LONDON (AFP) — The economy came closer to a recession on Friday after official data showed it had slowed further during the second quarter as the construction and manufacturing industries weakened.
Gross domestic product grew by only 0.2 percent in the April to June period compared with the first three months of 2008.
This was the slowest pace of economic growth for more than three years, according to the Office for National Statistics.
The data followed gloomy figures for the eurozone, Germany and France on Thursday which analysts said also raised the spectre of possible recession.
"Weaker construction and production output drove the deceleration in growth, which was partially offset by increased growth in the service industries," the ONS said as it gave its first estimates for second-quarter GDP.
The data matched analyst consensus forecasts, after Britain's economy grew 0.3 percent in the first quarter of 2008 compared with the final three months of 2007.

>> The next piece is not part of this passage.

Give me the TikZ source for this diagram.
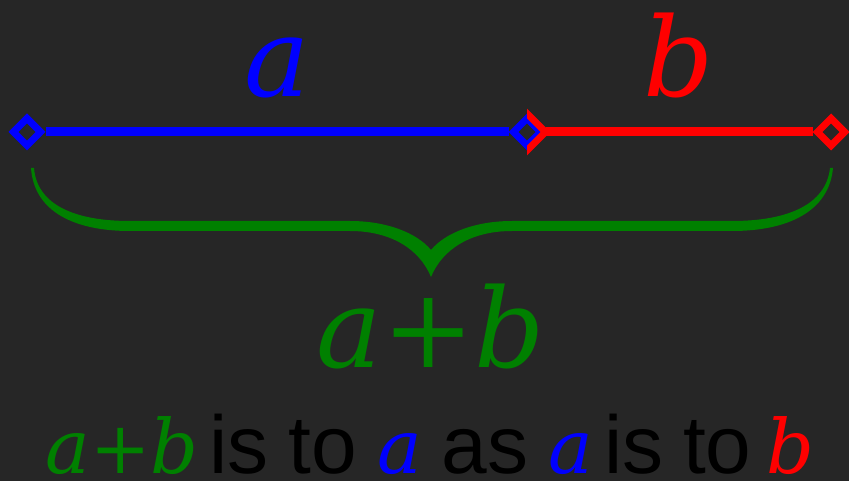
\documentclass[tikz,border=0pt]{standalone}
\usepackage{fontspec}
\setmainfont{Liberation Sans}
\newfontfamily\letterfont{DejaVu Serif}
\usetikzlibrary{shapes.geometric}

\definecolor{bg}{HTML}{262626}
\definecolor{segblue}{HTML}{0000FF}
\definecolor{segred}{HTML}{FF0000}
\definecolor{bracegreen}{HTML}{008000}

% italic letters of the word line
\newcommand{\lett}[1]{{\letterfont\fontsize{75}{75}\selectfont\textit{#1}}}
\newcommand{\sumab}{{\letterfont\textit{a}+\textit{b}}}

\begin{document}
\begin{tikzpicture}[
  x=1pt, y=-1pt,
  segend/.style={
    diamond,
    aspect=1,
    draw,
    fill=bg,
    inner sep=0pt,
    minimum size=30pt,
    line width=7pt,
    line join=miter
  },
  seg/.style={line width=9pt},
  biglbl/.style={inner sep=0pt, anchor=base, font=\fontsize{110}{110}\selectfont},
  linelbl/.style={inner sep=0pt, anchor=base, font=\fontsize{82}{82}\selectfont}
]

\fill[bg] (0,0) rectangle (849,481);
\useasboundingbox (0,0) rectangle (849,481);

% end points of the two parts
\node[segend, draw=segblue] (left) at (27,132) {};
\node[segend, draw=segblue] (mid) at (527,132) {};
\node[segend, draw=segred] (right) at (831,132) {};

% right half of the middle point is red
\begin{scope}
  \clip ([yshift=12pt]mid.north) rectangle ([xshift=20pt,yshift=-12pt]mid.south);
  \draw[segred, line width=7pt, line join=miter]
    (mid.north) -- (mid.east) -- (mid.south) -- (mid.west) -- cycle;
\end{scope}

% the parts a and b
\draw[seg, segblue] (left.east) -- (mid.west);
\draw[seg, segred] (mid.east) -- (right.west);

\node[biglbl, text=segblue] (la) at (277,97) {{\letterfont\textit{a}}};
\node[biglbl, text=segred] (lb) at (679,97) {{\letterfont\textit{b}}};

% brace under the whole
\fill[bracegreen]
  (31,168) .. controls (34,212) and (75,231) .. (130,231) -- (350,231)
  .. controls (392,231) and (420,250) .. (431,277)
  .. controls (442,250) and (470,231) .. (512,231) -- (732,231)
  .. controls (787,231) and (829,212) .. (833,168)
  -- (830,168)
  .. controls (826,205) and (787,221) .. (732,221) -- (512,221)
  .. controls (475,221) and (445,233) .. (431,250)
  .. controls (417,233) and (387,221) .. (350,221) -- (130,221)
  .. controls (75,221) and (37,205) .. (34,168) -- cycle;
\coordinate (tip) at (431,277);

\node[biglbl, text=bracegreen] (lsum) at (431,367) {\sumab};

% the ratio in words
\node[linelbl] (ratio) at (430,473)
  {\spaceskip=20pt
   \textcolor{bracegreen}{\lett{a}{\letterfont\fontsize{72}{72}\selectfont+}\lett{b}}
   \kern-9pt is to \textcolor{segblue}{\lett{a}} as
   \textcolor{segblue}{\lett{a}} \kern-9pt is to
   \kern-5pt\textcolor{segred}{\lett{b}}};

\end{tikzpicture}
\end{document}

"The 0.2-percent rise ... shows that the economy has weakened dramatically even before the full impact of the credit squeeze and housing downturn has been felt," said Capital Economics analyst Paul Dales.
"An outright recession is now our central scenario. With industrial production having fallen in both (the first and second quarters), industry is already in recession.

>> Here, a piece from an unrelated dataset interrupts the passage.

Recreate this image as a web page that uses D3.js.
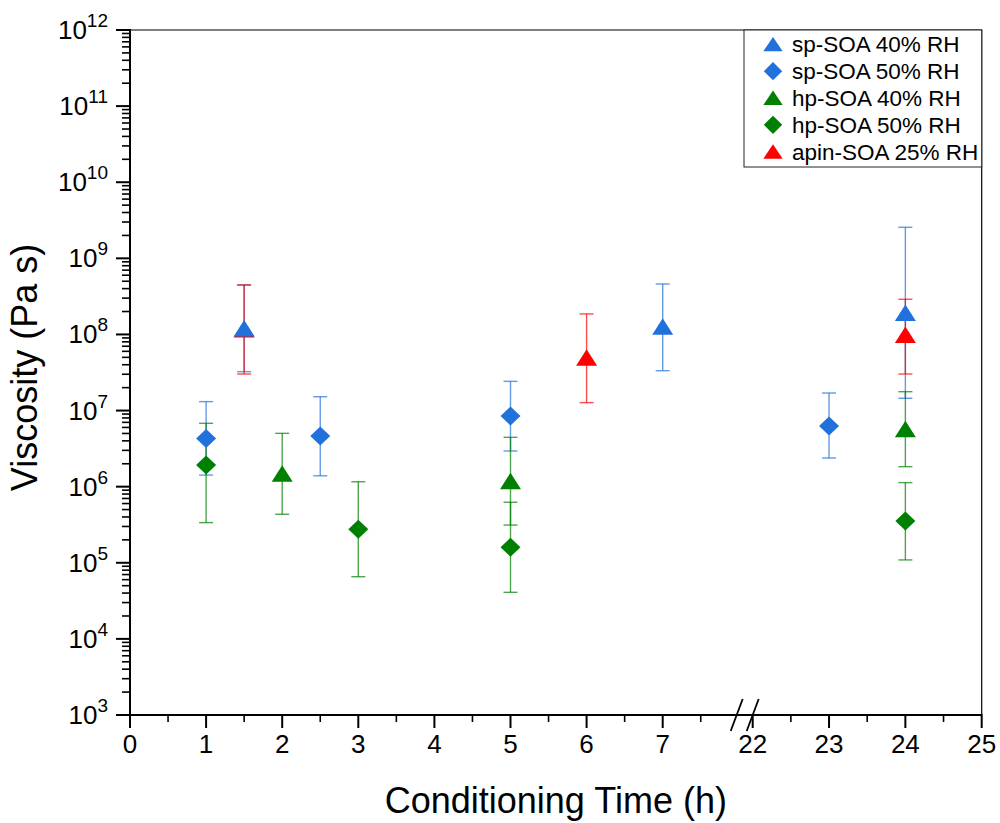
<!DOCTYPE html>
<html>
<head>
<meta charset="utf-8">
<script src="https://cdn.jsdelivr.net/npm/d3@7"></script>
<style>
  body { margin: 0; background: #fff; }
  svg { display: block; font-family: "Liberation Sans", Arial, sans-serif; }
</style>
</head>
<body>
<svg width="1000" height="823"></svg>
<script>
// values
const seriesNames = ['sp-SOA 40% RH', 'sp-SOA 50% RH', 'hp-SOA 40% RH', 'hp-SOA 50% RH', 'apin-SOA 25% RH'];

const sp40X = [1.5, 7, 24];
const sp40Y = [1.20e8, 1.26e8, 1.92e8];
const sp40Lo = [3.24e7, 3.34e7, 1.45e7];
const sp40Hi = [4.47e8, 4.6e8, 2.56e9];

const sp50X = [1, 2.5, 5, 23];
const sp50Y = [4.3e6, 4.63e6, 8.48e6, 6.26e6];
const sp50Lo = [1.42e6, 1.39e6, 2.94e6, 2.38e6];
const sp50Hi = [1.31e7, 1.52e7, 2.42e7, 1.70e7];

const hp40X = [2, 5, 24];
const hp40Y = [1.48e6, 1.18e6, 5.69e6];
const hp40Lo = [4.34e5, 3.13e5, 1.83e6];
const hp40Hi = [5.02e6, 4.45e6, 1.77e7];

const hp50X = [1, 3, 5, 24];
const hp50Y = [1.93e6, 2.75e5, 1.6e5, 3.54e5];
const hp50Lo = [3.37e5, 6.56e4, 4.09e4, 1.09e5];
const hp50Hi = [6.8e6, 1.16e6, 6.24e5, 1.13e6];

const apinX = [1.5, 6, 24];
const apinY = [1.16e8, 4.95e7, 9.84e7];
const apinLo = [3.02e7, 1.27e7, 3.02e7];
const apinHi = [4.47e8, 1.86e8, 2.9e8];

const xMajorTicks = [0, 1, 2, 3, 4, 5, 6, 7, 22, 23, 24, 25];
const xMinorTicks = [0.5, 1.5, 2.5, 3.5, 4.5, 5.5, 6.5, 7.5, 22.5, 23.5, 24.5];
const yExponents = [3, 4, 5, 6, 7, 8, 9, 10, 11, 12];

const blue = '#2171dc', green = '#008000', red = '#ff0000';

const series = [
  { name: seriesNames[0], x: sp40X, y: sp40Y, lo: sp40Lo, hi: sp40Hi, color: blue, shape: 'tri' },
  { name: seriesNames[1], x: sp50X, y: sp50Y, lo: sp50Lo, hi: sp50Hi, color: blue, shape: 'dia' },
  { name: seriesNames[2], x: hp40X, y: hp40Y, lo: hp40Lo, hi: hp40Hi, color: green, shape: 'tri' },
  { name: seriesNames[3], x: hp50X, y: hp50Y, lo: hp50Lo, hi: hp50Hi, color: green, shape: 'dia' },
  { name: seriesNames[4], x: apinX, y: apinY, lo: apinLo, hi: apinHi, color: red, shape: 'tri' }
];

const plotL = 130, plotT = 30, plotR = 981.7, plotB = 715;

const svg = d3.select('svg');

// broken x axis: 0..7.9 then 22..25
const xScale = d3.scaleLinear()
  .domain([0, 7.9, 22, 25])
  .range([plotL, plotL + 7.9 * 76.1, 752.7, plotR]);

const yScale = d3.scaleLog()
  .domain([1e3, 1e12])
  .range([plotB, plotT]);

const triPath = 'M0,-8.5L10.5,8L-10.5,8Z';
const diaPath = 'M0,-9.5L10,0L0,9.5L-10,0Z';

// frame (top + right)
svg.append('path')
  .attr('d', `M${plotL},${plotT}H${plotR}V${plotB}`)
  .attr('fill', 'none')
  .attr('stroke', '#000')
  .attr('stroke-width', 1.2);

// error bars
const errG = svg.append('g');
series.forEach(s => {
  s.x.forEach((xv, i) => {
    const cx = xScale(xv);
    const y1 = yScale(s.hi[i]), y2 = yScale(s.lo[i]);
    const g = errG.append('g')
      .attr('stroke', s.color)
      .attr('stroke-opacity', 0.7)
      .attr('stroke-width', 1.4);
    g.append('line').attr('x1', cx).attr('x2', cx).attr('y1', y1).attr('y2', y2);
    g.append('line').attr('x1', cx - 7).attr('x2', cx + 7).attr('y1', y1).attr('y2', y1);
    g.append('line').attr('x1', cx - 7).attr('x2', cx + 7).attr('y1', y2).attr('y2', y2);
  });
});

// markers (apin first so sp-SOA sits on top at 1.5 h)
const drawOrder = [series[4], series[3], series[2], series[1], series[0]];
drawOrder.forEach(s => {
  svg.append('g').selectAll('path')
    .data(s.x.map((xv, i) => [xv, s.y[i]]))
    .enter()
    .append('path')
    .attr('d', s.shape === 'tri' ? triPath : diaPath)
    .attr('transform', d => `translate(${xScale(d[0])},${yScale(d[1])})`)
    .attr('fill', s.color);
});

// y axis
const yAxis = svg.append('g');
yAxis.append('line')
  .attr('x1', plotL).attr('x2', plotL)
  .attr('y1', plotT).attr('y2', plotB)
  .attr('stroke', '#000').attr('stroke-width', 2);

const yMinor = [];
yExponents.slice(0, -1).forEach(e => {
  for (let m = 2; m <= 9; m++) yMinor.push(m * Math.pow(10, e));
});

yAxis.selectAll('.ymin')
  .data(yMinor)
  .enter().append('line')
  .attr('x1', plotL - 8).attr('x2', plotL)
  .attr('y1', d => yScale(d)).attr('y2', d => yScale(d))
  .attr('stroke', '#000').attr('stroke-width', 1.6);

yAxis.selectAll('.ymaj')
  .data(yExponents)
  .enter().append('line')
  .attr('x1', plotL - 14).attr('x2', plotL + 1)
  .attr('y1', d => yScale(Math.pow(10, d))).attr('y2', d => yScale(Math.pow(10, d)))
  .attr('stroke', '#000').attr('stroke-width', 2);

const yLabels = yAxis.selectAll('.ylab')
  .data(yExponents)
  .enter().append('text')
  .attr('x', 108)
  .attr('y', d => yScale(Math.pow(10, d)) + 9)
  .attr('text-anchor', 'end')
  .attr('font-size', 26)
  .attr('fill', '#000');
yLabels.append('tspan').text('10');
yLabels.append('tspan')
  .attr('font-size', 19)
  .attr('dy', -12)
  .text(d => d);

// x axis
const xAxis = svg.append('g');
xAxis.append('line')
  .attr('x1', plotL - 14).attr('x2', plotR)
  .attr('y1', plotB).attr('y2', plotB)
  .attr('stroke', '#000').attr('stroke-width', 2);

xAxis.selectAll('.xmaj')
  .data(xMajorTicks)
  .enter().append('line')
  .attr('x1', d => xScale(d)).attr('x2', d => xScale(d))
  .attr('y1', plotB - 1).attr('y2', plotB + 13)
  .attr('stroke', '#000').attr('stroke-width', 2);

xAxis.selectAll('.xmin')
  .data(xMinorTicks)
  .enter().append('line')
  .attr('x1', d => xScale(d)).attr('x2', d => xScale(d))
  .attr('y1', plotB).attr('y2', plotB + 7)
  .attr('stroke', '#000').attr('stroke-width', 1.6);

xAxis.selectAll('.xlab')
  .data(xMajorTicks)
  .enter().append('text')
  .attr('x', d => xScale(d))
  .attr('y', 753)
  .attr('text-anchor', 'middle')
  .attr('font-size', 26)
  .attr('fill', '#000')
  .text(d => d);

// axis break marks
[xScale(22) - 16, xScale(22)].forEach(bx => {
  xAxis.append('line')
    .attr('x1', bx - 6).attr('y1', plotB + 16)
    .attr('x2', bx + 6).attr('y2', plotB - 16)
    .attr('stroke', '#000').attr('stroke-width', 1.8);
});

// titles
svg.append('text')
  .attr('x', (plotL + plotR) / 2)
  .attr('y', 813)
  .attr('text-anchor', 'middle')
  .attr('font-size', 36)
  .text('Conditioning Time (h)');

svg.append('text')
  .attr('transform', `translate(37, ${(plotT + plotB) / 2 - 5}) rotate(-90)`)
  .attr('text-anchor', 'middle')
  .attr('font-size', 36)
  .text('Viscosity (Pa s)');

// legend
const legend = svg.append('g');
legend.append('rect')
  .attr('x', 744).attr('y', plotT)
  .attr('width', plotR - 744).attr('height', 137)
  .attr('fill', '#fff')
  .attr('stroke', '#222').attr('stroke-width', 1);

series.forEach((s, i) => {
  const ly = 44.3 + i * 26.85;
  legend.append('path')
    .attr('d', s.shape === 'tri' ? triPath : diaPath)
    .attr('transform', `translate(773,${ly}) scale(0.92,${s.shape === 'tri' ? 0.87 : 0.97})`)
    .attr('fill', s.color);
  legend.append('text')
    .attr('x', 792)
    .attr('y', ly + 8)
    .attr('font-size', 22.5)
    .text(s.name);
});
</script>
</body>
</html>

"Overall growth would have been much weaker if a gain in transport and communication output (in the second quarter) did not push services output growth up from 0.3 percent in (the first quarter) to 0.4 percent," said Dales, an expert on the British economy.
The ONS added on Friday that Britain's economy had grown 1.6 percent during the second quarter when compared with the year-earlier period -- the smallest annual expansion since the second quarter of 2005. Analysts had forecast an year-on-year growth rate of 1.7 percent.
The month-on-month figure of 0.2 percent growth was also the slowest quarterly gain since the first three months of 2005.
Britain's economy expanded 2.3 percent during the first quarter when compared with the year-earlier period.
Business leaders at the British Chambers of Commerce on Friday warned of a "dramatic worsening in economic prospects."
"The position is likely to deteriorate in the second half of the year. We now expect zero or negative growth in the next two or three quarters," said its economic adviser David Kern.
The technical definition of a recession is when an economy contracts for two or more quarters in a row.
Construction output in Britain fell by 0.7 percent in the second quarter owing to a "particularly large" fall in new housebuilding, the ONS said.
In recent weeks, British homebuilders have axed about 5,000 jobs as house prices fall also amid surging inflation and sliding retail sales.
ING Bank economist James Knightley on Friday said recession "seemed probable" for Britain.
He added: "The credit crunch coupled with falling house prices and rising food and energy costs are continuing to constrain activity, yet fiscal and monetary policy can do nothing to ease the pain."
Bank of England policymakers were split three ways when they left interest rates unchanged earlier this month, reflecting the dilemma they face in controlling soaring inflation whilst boosting growth.
The BoE's nine-member monetary policy committee voted 7-2 to leave borrowing costs at 5.00 percent on July 10, according to the minutes of the latest meeting released on Wednesday.
One of the nine policymakers had called for a quarter-point cut to borrowing costs in July and another for a hike by the same amount.
Britain's 12-month inflation rate jumped to a 16-year high of 3.8 percent in June. Meanwhile British retail sales sank in June to record the largest monthly drop for 22 years, official data showed on Thursday.